Monday, January 16, 2006

Cookies! Cookies! Cookies!

It should have been an Elvis movie. A stray drifter gets lost driving down the road and he pulls into a small shopping center to ask directions (I know, men don't do this, but it's an Elvis movie).

So he meets up with a cute little girl selling...Girl Scout cookies (or, in an Elvis movie, it would probably be Green Girls Cookies or some imaginary girl organization). Naturally, Cute Big Sis is helping out with the sales, and Elvis finds a reason to stay around, sing a few songs, get into a fight with her jealous ex-boyfriend, and duly impress Dad, who is a sour curmudgeon who owns the shopping center (whose mortgage payment is overdue, of course, so Elvish helps do a fundraiser).
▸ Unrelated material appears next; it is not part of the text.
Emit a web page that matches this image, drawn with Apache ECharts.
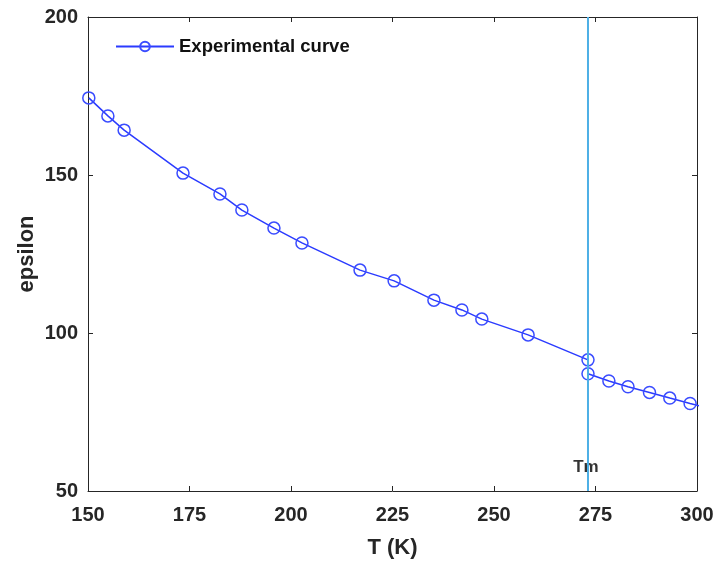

What could go better with cookies, besides milk?

Yes, it's that time of year again. Moms and Dads (and cute big sisters, maybe) are out in force selling Girl Scout cookies. No office or grocery store entrance will be safe for the next six weeks, give or take.

I'll order a few boxes and maybe give one to my girl friend (unless I'm not in the mood for the "Are you trying to make me look fat?" discussion). I'll hoard them at work. I'll store them at home. If I am feeling generous, I may give some to friends (although I don't do that much any more). One year, I spent $70 on Girl Scout cookies (and that was just one order for 35 boxes). People thought I was crazy. They all said I should be about twice the size I am. Problem was (and remains) that every time people get around your GS cookies, instead of breaking out into song and trying to win your heart, they just dive right in and help themselves.

Alas! The glory days are over. I'm not able to chow down on half a box of cookies a day and stay at the same weight as I was 20 years ago. I have to work out twice as hard for twice as many weeks to keep the weight off.

And to add insult to injury, the Girl Scouts changed their supplier contract about 20 years ago. Now, the current cookie provider has some nice recipes and all (love the Peanut Butter creme cookies), but the old Chocolate Chip cookies were to die for. You just cannot find anything like them any more (Chips Ahoy and Keebler don't count). About the closest I've come is Mother's Chocolate Chip cookies, which I buy at a local H.E.B. Never heard of the brand before. Have no idea of who makes them. But they are almost like the old Girl Scout cookies.

I went to the store for bread, milk, cheese slices, and aluminum foil last night. Somewhere along the path of product-laden isles, I actually put those four things in my cart. But I also acquired a few other I-can't-live-without-this things, including Mother's Chocolate Chip cookies. Why? Because I remembered that a guy at my office had promised his wife he would start taking orders, but he keeps forgetting to bring in the order form.

Every year I anxiously browse the order sheets and cruise strange, unexplored grocery stores, hoping beyond hope to stumble across that one treasure the Girl Scouts lost and seem destined never to recover: those delicious Chocolate Chip cookies they used to sell. I think the company was based in St. Louis. I don't know if it's worth making a pilgrimage to St. Louis, but I've been sorely tempted to organize a Million Cookie March just to demonstrate to Girl Scouts of USA that, yes, there is a market for chocolate chip cookies.

Then again, as long as I can grab a bag of Mother's, Chips Ahoy, or Keebler's chocolate chip cookies, I suppose I'll just make sure I keep enough milk in the house and hope for the best. Who needs to walk off all those pounds anyway? I get exercise just dodging all the little girls trying to take my money as I go to the store for bread, milk, cheese, and aluminum foil.